Hypnotherapy for Couples

Judie Brierly - Wednesday, February 24, 2010
Hypnotherapy for Couples

By the time a couple comes to therapy for a broken marriage, they have been in a stressful situation for a long time. They may have seen one or more counselors along the bumpy road, and hypnotherapy is often a "last resort."  I often have one party to the marriage seek me out privately and cry out "just fix him/or her and make it go back the way it was." That request is like putting toothpaste back in the tube, once out, it won't go back!  So I offer a new solution, "your old marriage is not working or you would not be here. how about a fresh new start?" So instead of just doing normal therapy and fixing the immediate problem, I work harder by using both sides of the brain to sort out the steps that led the couple to my office and "learn" from the mistakes. I start with the basic intake to see where the stressors are lying: Finances, life changes, kids moving out, pregnancies, affairs, drugs, alcohol etc. I then ask them what they do to take care of their health. Are they eating well, exercising, sleeping? I often suggest amino acids as their brain neurotransmitters levels are usually low in stressful situations. The amino acids are specific fuels used to create natural "feel good" chemicals in the body. Usually Phenylalaine, GABA, and Trytophan can restore norepinephrine and serotonin;  the feel good chemicals of the brain.

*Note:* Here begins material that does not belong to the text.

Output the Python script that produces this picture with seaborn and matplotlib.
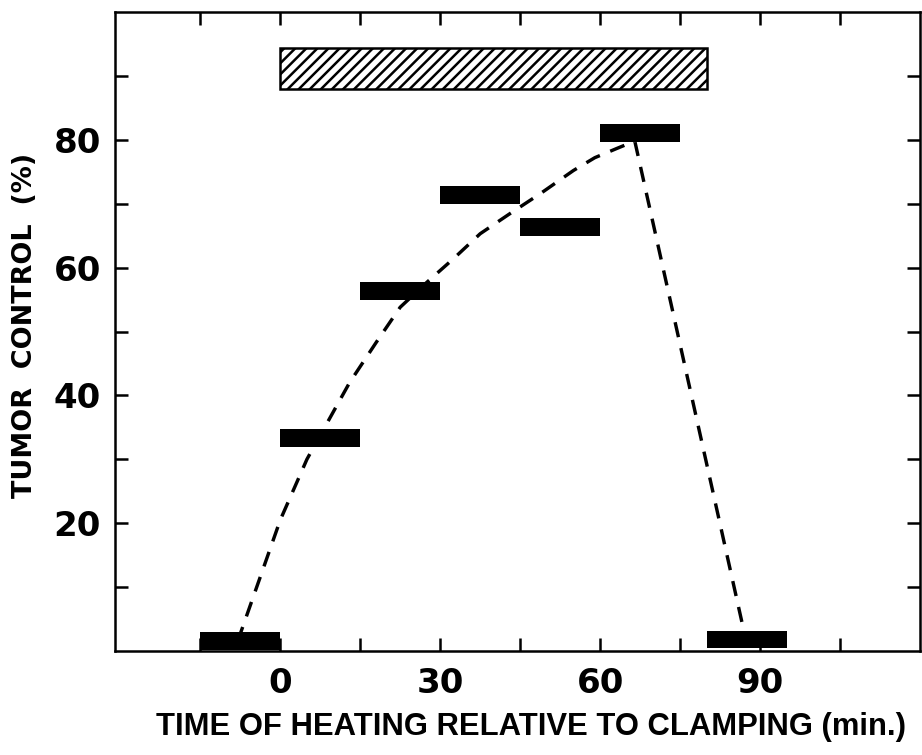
import matplotlib
matplotlib.use("Agg")
import matplotlib.pyplot as plt
import pandas as pd
import seaborn as sns

DPI = 133


def px(v):
    """Convert a length in pixels to points at the output resolution."""
    return v * 72.0 / DPI


# Tumor control for each 15-minute heating window
window_start = [-15, 0, 15, 30, 45, 60, 80]
window_width = 15
tumor_control = [1.5, 33.3, 56.3, 71.4, 66.4, 81.1, 1.8]

# Clamping period, drawn as a hatched band near the top
clamp_start, clamp_end = 0, 80
clamp_low, clamp_high = 88.0, 94.4

# Dashed trend line through the heating windows
trend_time = [-8, -4, 0, 5, 9, 13, 18, 22.5, 27.5, 32.5, 37.5, 43, 49, 55, 59, 63, 66.5, 87]
trend_control = [1.5, 11, 20.5, 30, 36, 42, 48.3, 53.8, 57.7, 61.4, 65.3, 68.4, 71.7, 75.2, 77.2, 78.6, 79.8, 3]

x_major = [0, 30, 60, 90]
x_minor = [-15, 15, 45, 75, 105]
y_major = [20, 40, 60, 80]
y_minor = [10, 30, 50, 70, 90]

sns.set_style("ticks")
plt.rcParams["hatch.linewidth"] = px(2.5)
plt.rcParams["hatch.color"] = "black"
plt.rcParams["text.color"] = "black"
plt.rcParams["xtick.color"] = "black"
plt.rcParams["ytick.color"] = "black"
plt.rcParams["xtick.labelcolor"] = "black"
plt.rcParams["ytick.labelcolor"] = "black"

fig = plt.figure(figsize=(922 / DPI, 755 / DPI), dpi=DPI)
ax = fig.add_axes([115 / 922, 104 / 755, 805 / 922, 639 / 755])

trend = pd.DataFrame({"time": trend_time, "control": trend_control})
sns.lineplot(data=trend, x="time", y="control", ax=ax, color="black",
             linewidth=px(3.4), linestyle=(0, (4.5, 3.3)), sort=False,
             estimator=None, zorder=2)

# Solid bars for each heating window
ax.barh(tumor_control, [window_width] * len(window_start), left=window_start,
        height=2.8, color="black", edgecolor="black", linewidth=0, zorder=3)

# Hatched clamping band
ax.barh((clamp_low + clamp_high) / 2, clamp_end - clamp_start, left=clamp_start,
        height=clamp_high - clamp_low, facecolor="white", edgecolor="black",
        hatch="////", linewidth=px(2.5), zorder=3)

ax.set_xlim(-31, 120)
ax.set_ylim(0, 100)
ax.set_xticks(x_major)
ax.set_xticks(x_minor, minor=True)
ax.set_yticks(y_major)
ax.set_yticks(y_minor, minor=True)

tick_font = {"family": ["DejaVu Sans"], "weight": "bold", "size": px(34),
             "color": "black"}
ax.set_xticklabels([str(v) for v in x_major], fontdict=tick_font)
ax.set_yticklabels([str(v) for v in y_major], fontdict=tick_font)

for which in ("major", "minor"):
    ax.tick_params(axis="both", which=which, direction="in", length=px(13),
                   width=px(2.5), top=True, right=True, color="black")
ax.tick_params(axis="x", which="major", pad=px(16))
ax.tick_params(axis="y", which="major", pad=px(14))

for side in ("left", "right", "top", "bottom"):
    ax.spines[side].set_visible(True)
    ax.spines[side].set_linewidth(px(2.5))
    ax.spines[side].set_color("black")

ax.set_xlabel("")
ax.set_ylabel("")

fig.text(25 / 922, 1 - 325 / 755, "TUMOR  CONTROL  (%)", rotation=90,
         ha="center", va="center", family=["DejaVu Sans"], weight="bold",
         size=px(27), color="black")
fig.text(531 / 922, 1 - 727 / 755, "TIME OF HEATING RELATIVE TO CLAMPING (min.)",
         ha="center", va="center",
         family=["Liberation Sans", "DejaVu Sans"], weight="bold",
         size=px(31), color="black")

fig.savefig("out.png", dpi=DPI, facecolor="white")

If my clients don't feel good, they cannot put up with even the smallest amount of stress? Deep diaphram breathing is taught to break tension, learning how to control emotions, stopping throughts before they fly out of the mouth is part of the program,. Finally putting all the problems out on the table and concentrating on solutions and how things can be better

If my couples are willing to work and want the marriage to succeed and get better, it usually does.  I always ask, how bad do you want to fix the problem, and what are you willing to do on your part to make things better.  I then stand back and let them come up with their own solutions.  This is where hypnotherapy comes into play.

In a tense stressful situation where both sides are defensive, I often do not get much cooperation from the conscious, judgemental portion of the brain because it is holding on to its point of view and fighting for it.  When my couples are hypnotized, they relax, they let go of their prejudices and righteous stances and go to the creative subconscious where they can see possible solutions.  I guide them through memories of good times and how they would like it to be,, but they usually do most of the visualization.  Hypnosis does not mean a lot of chatter.  Sometimes just setting the stage, offering a scenario and being quiet is all that is necessary.  The subconscious mind will go where it wants to go and find solutions to the problems.

I find that using hypnosis along with traditional therapy is the best combination of therapy that I can offer my clients.  It is easier on them, more effective and they usually solve their problems (or quit immediately)  If there is hope, they will find the way with their eyes closed!